The IMF rarely makes public statements regarding political transitions in its countries of intervention. And it is not yet known when the $560m package, which was promised at the beginning of the year, will be disbursed.

But there is no doubt that the new Chadian authorities will have to rely on the Fund’s support, both in terms of the budget and to strengthen the country’s foreign exchange reserves. All the more so since the World Bank warned a few months ago that “persistent regional insecurity could disrupt bilateral trade and put pressure on public finances.”

According to projections, the Chadian government’s revenues were expected to fall by 10% to 747bn CFA francs compared to the previous year, while expenditures rose by 10.5% to 1,177bn CFA francs.

To make matters worse, the country’s trade balance (exchange of goods) deteriorated in 2020, going from a surplus of 676bn CFA francs to a deficit of 3bn CFA francs according to the Fund’s projections, which a few months ago anticipated a “rebound” to 198bn CFA francs in 2021. Furthermore, the country’s foreign exchange reserves have reached a plateau of $300m, far from the $1.1bn anticipated before the oil crisis.

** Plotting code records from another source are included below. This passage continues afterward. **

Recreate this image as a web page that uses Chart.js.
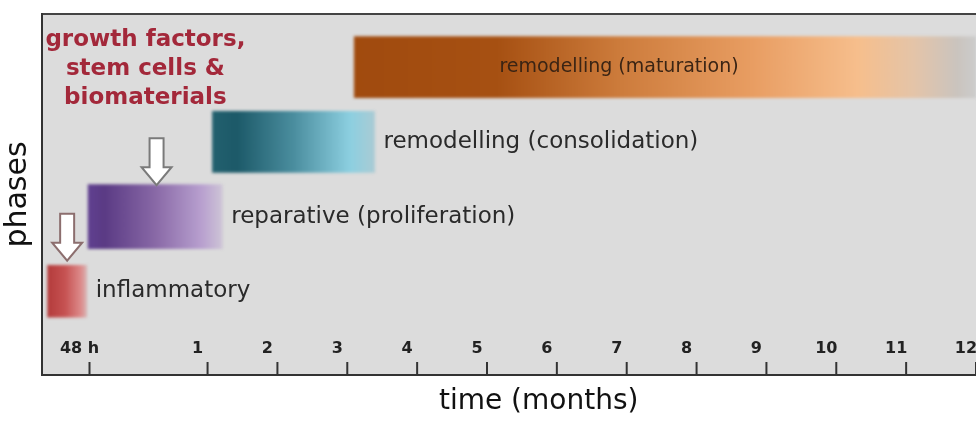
<!DOCTYPE html>
<html>
<head>
<meta charset="utf-8">
<script src="https://cdn.jsdelivr.net/npm/chart.js@4.4.0/dist/chart.umd.min.js"></script>
<style>
  html, body { margin: 0; padding: 0; background: #fff; }
  #wrap { width: 976px; height: 421px; position: relative; }
</style>
</head>
<body>
<div id="wrap"><canvas id="phaseChart"></canvas></div>
<script>
// Phases of healing, placed on a compressed time axis (48 h, then months 1-12)
const phaseNames = ['inflammatory', 'reparative (proliferation)', 'remodelling (consolidation)', 'remodelling (maturation)'];
const phaseRows = [1, 2, 3, 4];
const phaseStart = [-1.29, -0.71, 1.07, 3.10];
const phaseEnd = [-0.73, 1.21, 3.39, 12.0];

// x axis ticks (the 48 h mark sits before month 1)
const tickValues = [-0.69, 1, 2, 3, 4, 5, 6, 7, 8, 9, 10, 11, 12];
const tickLabels = ['48 h', '1', '2', '3', '4', '5', '6', '7', '8', '9', '10', '11', '12'];

// intervention arrows: [x, row where the tip sits]
const arrowX = [-1.01, 0.27];
const arrowTip = [1.41, 2.42];

const noteLines = ['growth factors,', 'stem cells &', 'biomaterials'];

// styles
const barGradients = [
    [[0, '#b33b3b'], [0.45, '#c65252'], [0.85, '#dc8a8a'], [1, '#d8b4b4']],
    [[0, '#604090'], [0.12, '#5a3a84'], [0.5, '#8868a6'], [0.85, '#b8a0cf'], [1, '#cdc4d6']],
    [[0, '#22606e'], [0.15, '#1c5968'], [0.5, '#4a8d9e'], [0.85, '#8ccfe0'], [1, '#a9cbd4']],
    [[0, '#a04a0e'], [0.23, '#a65012'], [0.43, '#cd7c3c'], [0.64, '#e89d62'], [0.81, '#f6be8c'],
     [0.9, '#e4c4a8'], [0.97, '#cac4be'], [1, '#cccccc']]
];
const barThick = [52, 64, 61, 61];
const PLOT_BG = '#dcdcdc';
const AXIS_COLOR = '#333333';
const FONT = '"DejaVu Sans", Verdana, sans-serif';

function makeGradient(chart, i) {
    const area = chart.chartArea;
    if (!area) return barGradients[i][0][1];
    const xs = chart.scales.x;
    const x0 = xs.getPixelForValue(phaseStart[i]);
    const x1 = xs.getPixelForValue(phaseEnd[i]);
    const g = chart.ctx.createLinearGradient(x0, 0, x1, 0);
    barGradients[i].forEach(([s, c]) => g.addColorStop(s, c));
    return g;
}

const datasets = phaseNames.map((name, i) => ({
    label: name,
    data: [{ x: [phaseStart[i], phaseEnd[i]], y: phaseRows[i] }],
    backgroundColor: (c) => makeGradient(c.chart, i),
    borderWidth: 0,
    borderSkipped: false,
    barThickness: barThick[i],
    grouped: false
}));

const plotBackground = {
    id: 'plotBackground',
    beforeDraw(chart) {
        const { ctx, chartArea: a } = chart;
        ctx.save();
        ctx.fillStyle = PLOT_BG;
        ctx.fillRect(a.left, a.top, a.right - a.left, a.bottom - a.top);
        // top frame line
        ctx.strokeStyle = '#444';
        ctx.lineWidth = 2;
        ctx.beginPath();
        ctx.moveTo(a.left, a.top);
        ctx.lineTo(a.right, a.top);
        ctx.stroke();
        ctx.restore();
    },
    beforeDatasetsDraw(chart) {
        chart.ctx.save();
        chart.ctx.filter = 'blur(1.5px)';
    },
    afterDatasetsDraw(chart) {
        chart.ctx.restore();
    }
};

const annotations = {
    id: 'annotations',
    afterDraw(chart) {
        const { ctx, chartArea: a } = chart;
        const xs = chart.scales.x, ys = chart.scales.y;
        ctx.save();

        // phase labels
        ctx.textBaseline = 'middle';
        phaseNames.forEach((name, i) => {
            const y = ys.getPixelForValue(phaseRows[i]);
            if (i === 3) {
                ctx.fillStyle = '#3a2414';
                ctx.textAlign = 'center';
                ctx.font = '19px ' + FONT;
                ctx.fillText(name, xs.getPixelForValue(6.89), y);
            } else {
                ctx.fillStyle = '#2a2a2a';
                ctx.textAlign = 'left';
                ctx.font = '23px ' + FONT;
                ctx.fillText(name, xs.getPixelForValue(phaseEnd[i]) + 9, y);
            }
        });

        // red note
        ctx.fillStyle = '#a3283a';
        ctx.textAlign = 'center';
        ctx.font = 'bold 23px ' + FONT;
        const nx = xs.getPixelForValue(0.11);
        const ny = ys.getPixelForValue(4.36);
        noteLines.forEach((t, k) => ctx.fillText(t, nx, ny + k * 29));

        // arrows
        ctx.lineWidth = 2;
        ctx.lineJoin = 'miter';
        arrowX.forEach((ax, k) => {
            const x = xs.getPixelForValue(ax);
            const tip = ys.getPixelForValue(arrowTip[k]);
            const len = 47, head = 18, hw = 15, sw = 7;
            ctx.beginPath();
            ctx.moveTo(x - sw, tip - len);
            ctx.lineTo(x + sw, tip - len);
            ctx.lineTo(x + sw, tip - head);
            ctx.lineTo(x + hw, tip - head);
            ctx.lineTo(x, tip);
            ctx.lineTo(x - hw, tip - head);
            ctx.lineTo(x - sw, tip - head);
            ctx.closePath();
            ctx.fillStyle = '#ffffff';
            ctx.fill();
            ctx.strokeStyle = k === 0 ? '#8c6e6e' : '#7a7a7a';
            ctx.stroke();
        });

        // x ticks drawn inward, labels above them
        ctx.strokeStyle = AXIS_COLOR;
        ctx.lineWidth = 2;
        ctx.fillStyle = '#222';
        ctx.font = 'bold 16px ' + FONT;
        ctx.textAlign = 'center';
        xs.ticks.forEach((t, k) => {
            const x = xs.getPixelForValue(t.value);
            ctx.beginPath();
            ctx.moveTo(x, a.bottom);
            ctx.lineTo(x, a.bottom - 13);
            ctx.stroke();
            ctx.fillText(tickLabels[k], x - 10, a.bottom - 26);
        });

        // x title
        ctx.fillStyle = '#111';
        ctx.font = '28px ' + FONT;
        ctx.fillText('time (months)', xs.getPixelForValue(5.74), a.bottom + 27);
        ctx.restore();
    }
};

new Chart(document.getElementById('phaseChart'), {
    type: 'bar',
    data: { datasets },
    options: {
        indexAxis: 'y',
        responsive: true,
        maintainAspectRatio: false,
        animation: false,
        layout: { padding: { top: 14, right: 0, left: 0, bottom: 0 } },
        plugins: {
            legend: { display: false },
            tooltip: { enabled: false }
        },
        scales: {
            x: {
                type: 'linear',
                min: -1.37,
                max: 12.0,
                afterBuildTicks: (s) => { s.ticks = tickValues.map(v => ({ value: v })); },
                afterFit: (s) => { s.height = 46; },
                ticks: { display: false },
                grid: { display: false },
                border: { display: true, color: AXIS_COLOR, width: 2 }
            },
            y: {
                type: 'linear',
                offset: false,
                min: -0.12,
                max: 4.71,
                afterFit: (s) => { s.width = 42; },
                ticks: { display: false },
                grid: { display: false },
                border: { display: true, color: AXIS_COLOR, width: 2 },
                title: {
                    display: true,
                    text: 'phases',
                    color: '#111',
                    font: { family: FONT, size: 30 },
                    padding: 0
                }
            }
        }
    },
    plugins: [plotBackground, annotations]
});
</script>
</body>
</html>
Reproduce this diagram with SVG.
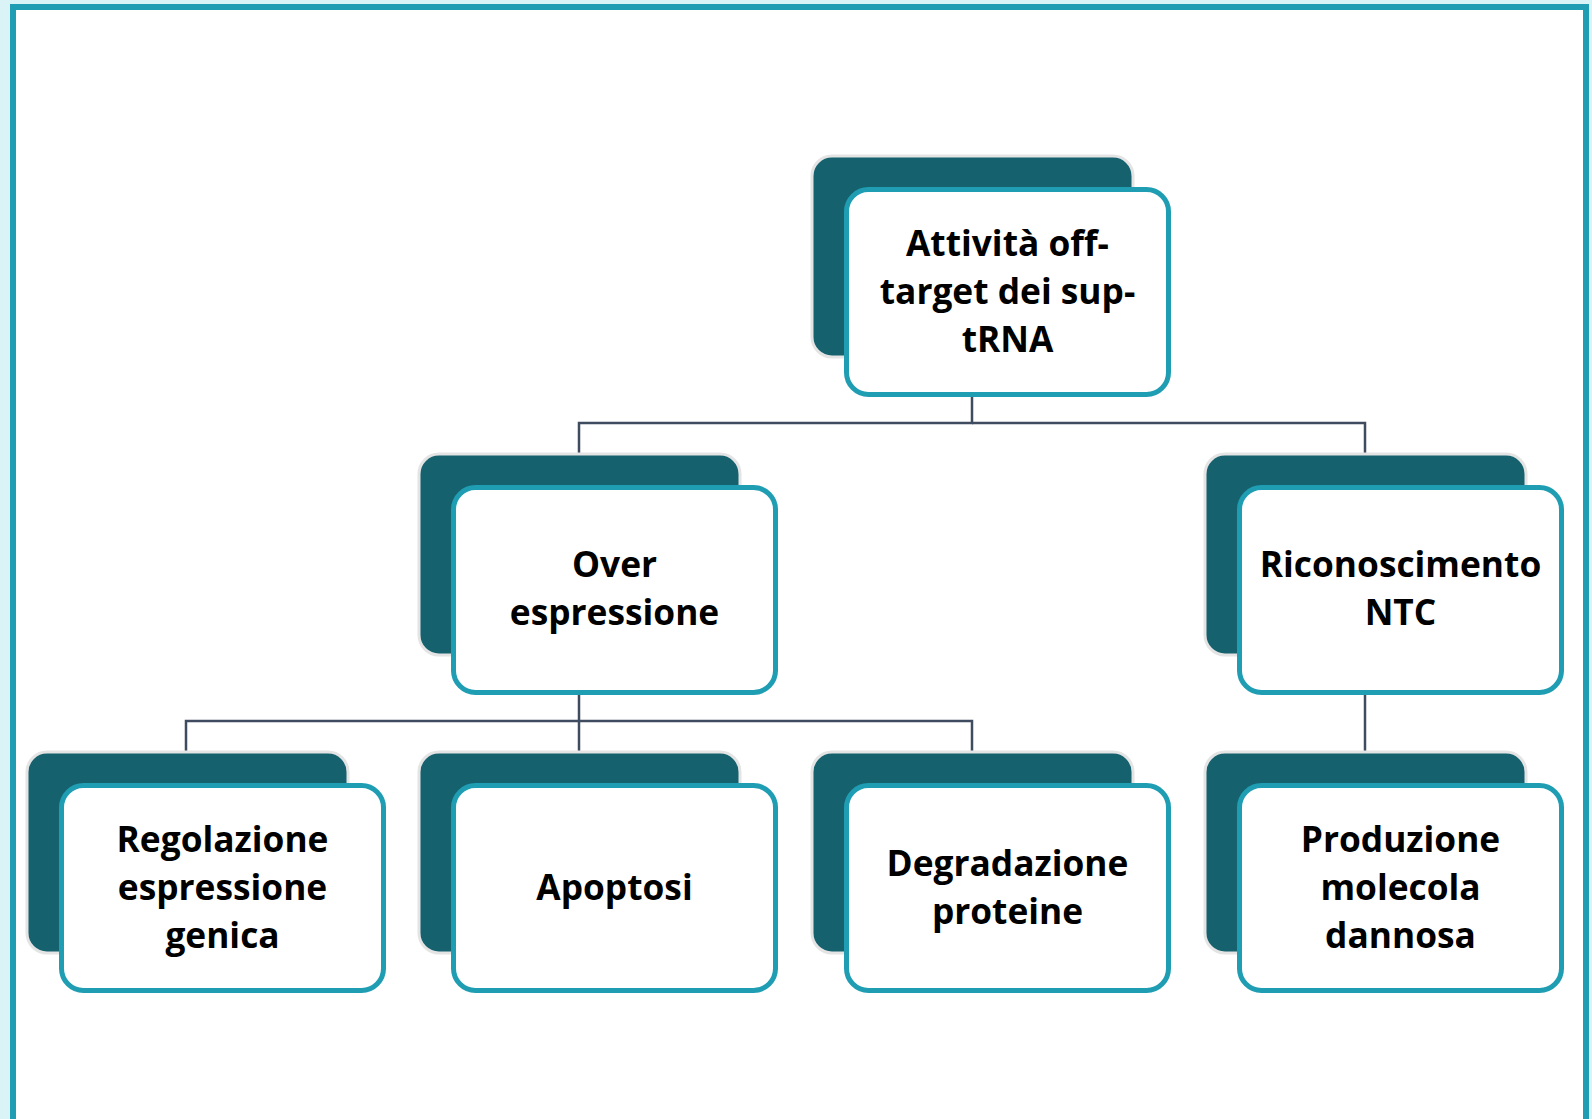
<svg xmlns="http://www.w3.org/2000/svg" width="1592" height="1119" viewBox="0 0 1592 1119">
<style>
.back{fill:#15616e;stroke:#e4e4e4;stroke-width:3}
.front{fill:#ffffff;stroke:#1f9db3;stroke-width:5}
.lbl{font-family:"Open Sans","Noto Sans","DejaVu Sans",sans-serif;font-weight:700;font-size:35.3px;fill:#000000;text-anchor:middle}
.conn{fill:none;stroke:#3f4b5e;stroke-width:2.5}
</style>
<rect x="0" y="0" width="1592" height="1119" fill="#d9f3f6"/>
<rect x="13" y="7" width="1573" height="1200" fill="#ffffff" stroke="#1f9eb3" stroke-width="6"/>
<g id="connectors">
<path class="conn" d="M972,396 V423 H579 V454"/>
<path class="conn" d="M972,423 H1365 V454"/>
<path class="conn" d="M579,689 V721 H186 V752"/>
<path class="conn" d="M579,721 V752"/>
<path class="conn" d="M579,721 H972 V752"/>
<path class="conn" d="M1365,691 V752"/>
</g>
<g id="node-root">
<rect class="back" x="812" y="156" width="321" height="201" rx="20"/>
<rect class="front" x="846.5" y="189.5" width="322" height="205" rx="22"/>
<text class="lbl"><tspan x="1007.5" y="256">Attività off-</tspan><tspan x="1007.5" y="304">target dei sup-</tspan><tspan x="1007.5" y="352">tRNA</tspan></text>
</g>
<g id="node-over">
<rect class="back" x="419" y="454" width="321" height="201" rx="20"/>
<rect class="front" x="453.5" y="487.5" width="322" height="205" rx="22"/>
<text class="lbl"><tspan x="614.5" y="577">Over</tspan><tspan x="614.5" y="625">espressione</tspan></text>
</g>
<g id="node-ntc">
<rect class="back" x="1205" y="454" width="321" height="201" rx="20"/>
<rect class="front" x="1239.5" y="487.5" width="322" height="205" rx="22"/>
<text class="lbl"><tspan x="1400.5" y="577">Riconoscimento</tspan><tspan x="1400.5" y="625">NTC</tspan></text>
</g>
<g id="node-regolazione">
<rect class="back" x="27" y="752" width="321" height="201" rx="20"/>
<rect class="front" x="61.5" y="785.5" width="322" height="205" rx="22"/>
<text class="lbl"><tspan x="222.5" y="852">Regolazione</tspan><tspan x="222.5" y="900">espressione</tspan><tspan x="222.5" y="948">genica</tspan></text>
</g>
<g id="node-apoptosi">
<rect class="back" x="419" y="752" width="321" height="201" rx="20"/>
<rect class="front" x="453.5" y="785.5" width="322" height="205" rx="22"/>
<text class="lbl"><tspan x="614.5" y="900">Apoptosi</tspan></text>
</g>
<g id="node-degradazione">
<rect class="back" x="812" y="752" width="321" height="201" rx="20"/>
<rect class="front" x="846.5" y="785.5" width="322" height="205" rx="22"/>
<text class="lbl"><tspan x="1007.5" y="876">Degradazione</tspan><tspan x="1007.5" y="924">proteine</tspan></text>
</g>
<g id="node-produzione">
<rect class="back" x="1205" y="752" width="321" height="201" rx="20"/>
<rect class="front" x="1239.5" y="785.5" width="322" height="205" rx="22"/>
<text class="lbl"><tspan x="1400.5" y="852">Produzione</tspan><tspan x="1400.5" y="900">molecola</tspan><tspan x="1400.5" y="948">dannosa</tspan></text>
</g>
</svg>
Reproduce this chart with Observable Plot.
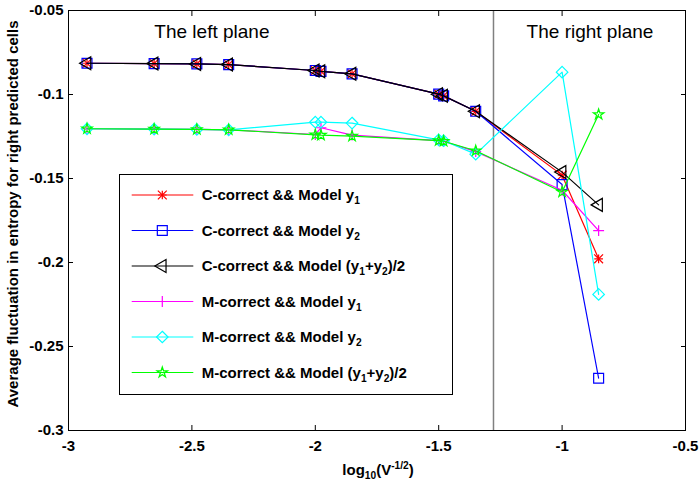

Under the auspices of the IMF, Chad has committed to improving the climate and strengthening the banking sector, ensuring transparency – particularly in the awarding of public contracts – and good governance (fighting corruption, declaring assets, etc.).

In a message published on 21 April, Kristalina Georgieva, the head of the IMF, expressed her condolences to the Chadian people and paid homage to the memory of “a leader who has devoted his life to his country and to the security of the Sahel region.”